Poland is part of four terrestrial ecoregions, one freshwater ecoregion, and one marine ecoregion.

These ecoregions are defined by the World Wide Fund for Nature (WWF) and its partners, which include the European Environment Agency (EEA).

==Terrestrial==
Poland is part of the Palearctic realm, one of the eight biogeographic realms that cover the Earth's land surface. Poland has a humid temperate climate, and falls within two terrestrial biomes, temperate broadleaf and mixed forests and temperate coniferous forests.

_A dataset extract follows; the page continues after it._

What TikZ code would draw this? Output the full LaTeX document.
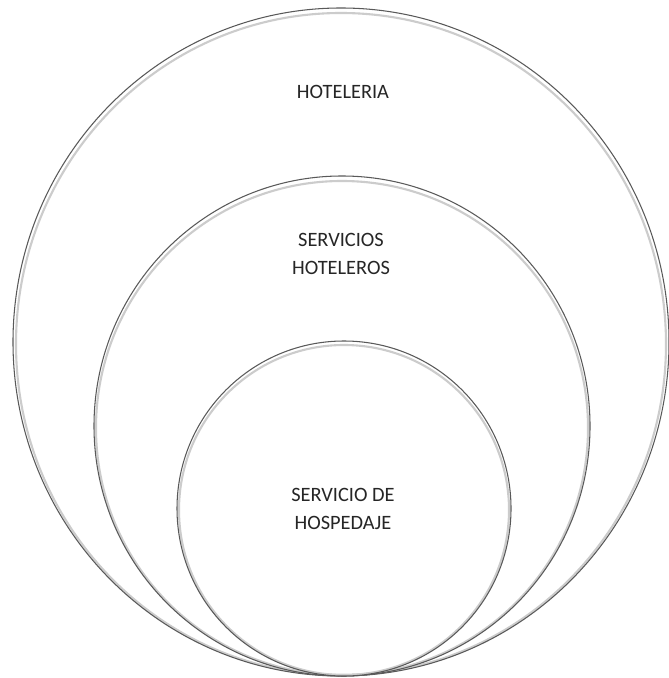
\documentclass[tikz,border=0pt]{standalone}
\usepackage{fontspec}
\setmainfont{Carlito}
\tikzset{
  ring/.style={draw=black!65, line width=0.6pt},
  ringshade/.style={draw=black!20, line width=1.2pt},
  label/.style={align=center, font=\fontsize{11.6}{15.9}\selectfont, text=black!85}
}
\begin{document}
\begin{tikzpicture}[x=0.02cm, y=-0.02cm]
  \useasboundingbox (0,0) rectangle (668,678);
  \fill[white] (0,0) rectangle (668,678);
  % outer ring
  \draw[ringshade] (341,344) ellipse (325 and 331);
  \draw[ring] (341,342) ellipse (328 and 334);
  % middle ring
  \draw[ringshade] (342,428) ellipse (246 and 247);
  \draw[ring] (342,426) ellipse (248 and 250);
  % inner ring
  \draw[ringshade] (344,510) ellipse (165 and 165);
  \draw[ring] (344,508.5) ellipse (167 and 167.5);
  \node[label] (hoteleria) at (343,92) {HOTELERIA};
  \node[label] (servicios) at (341,254) {SERVICIOS\\HOTELEROS};
  \node[label] (hospedaje) at (343,509) {SERVICIO DE\\HOSPEDAJE};
\end{tikzpicture}
\end{document}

Most of Poland's natural vegetation is deciduous woodlands of the temperate broadleaf and mixed forests biome. Poland has three temperate broadleaf and mixed forest ecoregions:
- The Central European mixed forests ecoregion covers the largest portion of Poland, spanning from Lithuania to Romania, and from Germany to western Russia.
- Northwestern Poland is in the Baltic mixed forests ecoregion, which also includes the Baltic Sea coastal regions of northeastern Germany, eastern Denmark, and southern Sweden.
- The Western European broadleaf forests ecoregion extends into southwestern Poland (PA0445), covering the Polish portion of the Sudetes mountains.

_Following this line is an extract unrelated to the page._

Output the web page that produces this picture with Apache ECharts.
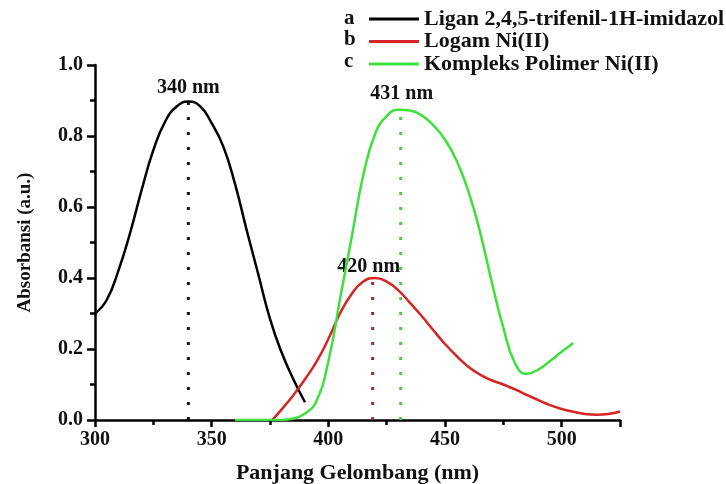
<!DOCTYPE html>
<html>
<head>
<meta charset="utf-8">
<script src="https://cdn.jsdelivr.net/npm/echarts@6/dist/echarts.min.js"></script>
<style>
  html, body { margin: 0; padding: 0; background: #fff; }
  #chart { width: 726px; height: 484px; }
</style>
</head>
<body>
<div id="chart"></div>
<script>
// wavelength (nm) / absorbance
var liganX = [300, 305, 310, 315, 320, 325, 330, 335, 340, 345, 350, 355, 360, 365, 370, 375, 380, 385, 390];
var liganY = [0.30, 0.338, 0.42, 0.526, 0.648, 0.76, 0.84, 0.883, 0.897, 0.884, 0.836, 0.77, 0.665, 0.535, 0.41, 0.285, 0.19, 0.115, 0.05];

var logamX = [376, 380, 385, 390, 395, 400, 405, 410, 415, 420, 425, 430, 435, 440, 445, 450, 455, 460, 465, 470, 475, 480, 485, 490, 495, 500, 505, 510, 515, 520, 525];
var logamY = [0, 0.03, 0.07, 0.115, 0.165, 0.228, 0.30, 0.355, 0.39, 0.40, 0.39, 0.365, 0.33, 0.293, 0.253, 0.214, 0.18, 0.15, 0.128, 0.112, 0.10, 0.086, 0.071, 0.056, 0.042, 0.031, 0.023, 0.017, 0.015, 0.017, 0.024];

var kompleksX = [360, 370, 380, 385, 390, 395, 400, 405, 410, 415, 420, 425, 430, 435, 440, 445, 450, 455, 460, 465, 470, 475, 480, 485, 490, 495, 500, 505];
var kompleksY = [0, 0, 0, 0.004, 0.018, 0.055, 0.165, 0.34, 0.515, 0.69, 0.805, 0.856, 0.874, 0.872, 0.858, 0.83, 0.79, 0.73, 0.645, 0.53, 0.39, 0.26, 0.16, 0.13, 0.142, 0.166, 0.192, 0.217];

// peak markers: wavelength, absorbance, label
var peakX = [340, 419, 431];
var peakY = [0.897, 0.40, 0.875];
var peakText = ['340 nm', '420 nm', '431 nm'];

var names = ['Ligan 2,4,5-trifenil-1H-imidazol', 'Logam Ni(II)', 'Kompleks Polimer Ni(II)'];
var colors = ['#000000', '#d42424', '#3ee03e'];
var dotColors = ['#111111', '#a82838', '#4cc84c'];
var letters = ['a', 'b', 'c'];

function pairs(xs, ys) {
  return xs.map(function (x, i) { return [x, ys[i]]; });
}

var serif = '"Liberation Serif", "DejaVu Serif", serif';
var chart = echarts.init(document.getElementById('chart'));

var curves = [pairs(liganX, liganY), pairs(logamX, logamY), pairs(kompleksX, kompleksY)];
var series = [];
curves.forEach(function (d, i) {
  series.push({
    name: names[i],
    type: 'line',
    data: d,
    smooth: 0.5,
    showSymbol: false,
    lineStyle: { color: colors[i], width: 2.5 },
    itemStyle: { color: colors[i] },
    z: 3
  });
});
var labelDist = [3, 1, 5];
var labelShift = [0, -4, 1];
peakX.forEach(function (x, i) {
  series.push({
    type: 'line',
    data: [[x, 0], {
      value: [x, peakY[i]],
      label: {
        show: true,
        position: 'top',
        distance: labelDist[i],
        offset: [labelShift[i], 0],
        formatter: peakText[i],
        color: '#111',
        fontFamily: serif,
        fontWeight: 'bold',
        fontSize: 20
      }
    }],
    showSymbol: true,
    symbol: 'circle',
    symbolSize: 1,
    itemStyle: { color: 'rgba(0,0,0,0)' },
    lineStyle: { color: dotColors[i], width: 3, type: [3, 12], dashOffset: 0 },
    silent: true,
    z: 2
  });
});

var option = {
  animation: false,
  grid: { left: 95, right: 106, top: 65, bottom: 64, outerBoundsMode: 'none' },
  legend: {
    data: names,
    orient: 'vertical',
    left: 364,
    top: 3,
    itemWidth: 50,
    itemHeight: 3,
    itemGap: 0.5,
    icon: 'rect',
    textStyle: { fontFamily: serif, fontWeight: 'bold', fontSize: 22, color: '#111', lineHeight: 21 }
  },
  graphic: letters.map(function (t, i) {
    return {
      type: 'text',
      left: 344,
      top: 8 + i * 21.5,
      style: { text: t, font: 'bold 21px ' + serif, fill: '#111' }
    };
  }),
  xAxis: {
    type: 'value',
    min: 300,
    max: 525,
    interval: 50,
    name: 'Panjang Gelombang (nm)',
    nameLocation: 'middle',
    nameGap: 42,
    nameTextStyle: { fontFamily: serif, fontWeight: 'bold', fontSize: 22, color: '#111' },
    axisLine: { show: true, onZero: false, lineStyle: { color: '#000', width: 2.5 } },
    axisTick: { show: true, inside: false, length: 7, lineStyle: { color: '#000', width: 2.5 } },
    minorTick: { show: true, splitNumber: 2, length: 5, lineStyle: { color: '#000', width: 2.5 } },
    axisLabel: { fontFamily: serif, fontWeight: 'bold', fontSize: 20, color: '#111', margin: 10, showMaxLabel: false },
    splitLine: { show: false }
  },
  yAxis: {
    type: 'value',
    min: 0,
    max: 1,
    interval: 0.2,
    name: 'Absorbansi (a.u.)',
    nameLocation: 'middle',
    nameGap: 60,
    nameTextStyle: { fontFamily: serif, fontWeight: 'bold', fontSize: 19, color: '#111' },
    axisLine: { show: true, lineStyle: { color: '#000', width: 2.5 } },
    axisTick: { show: true, inside: false, length: 8, lineStyle: { color: '#000', width: 2.5 } },
    minorTick: { show: true, splitNumber: 2, length: 5, lineStyle: { color: '#000', width: 2.5 } },
    axisLabel: {
      fontFamily: serif, fontWeight: 'bold', fontSize: 20, color: '#111', margin: 12,
      formatter: function (v) { return v.toFixed(1); }
    },
    splitLine: { show: false }
  },
  series: series
};

chart.setOption(option);
</script>
</body>
</html>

The southeastern portion of Poland, lying in the Carpathian Mountains, is within the Carpathian montane conifer forests ecoregion, part of the temperate coniferous forests biome.

==Freshwater==
Poland is part of the Central & Western Europe freshwater ecoregion. It encompasses the rivers and streams of western and central Europe between the North and Baltic seas to the north, and the Alps and Carpathian Mountains to the south.

==Marine==
Poland's coastal waters are in the Baltic Sea marine ecoregion. It is part of the Temperate Northern Atlantic marine realm.

==The World Wide Fund for Nature in Poland==
The WWF is an international non-governmental organization (NGO) working on issues regarding the conservation, research and protection of the environment. A branch of the World Wide Fund has operated in Poland since the early 1990s. In 1993, the WWF Polska succeeded in the creation of the Biebrza National Park followed in 1998 by the opening of its first permanent office in Białystok, which led to the creation of additional protected areas including Ujście Warty Landscape Park, Krzesin Landscape Park and the Muskau Park (Mużakowski Park Krajobrazowy, added to UNESCO World Heritage List in 2004). In 2000, the new permanent office in Warsaw became the headquarters of the foundation. An additional branch was set up in Wrocław which helped create the Ujście Warty National Park in 2001. The next year, WWF Poland petitioned the government into signing the Kyoto Protocol. In 2004 it organized a campaign against the illegal trade in endangered species resulting in new laws enacted by Polish Parliament, and in 2008 caused the cancellation of the Via Baltica expressway across the Rospuda valley. In recent years, WWF Polska volunteers removed the estimated 20 tons of abandoned nets from the Baltic sea, among numerous other projects.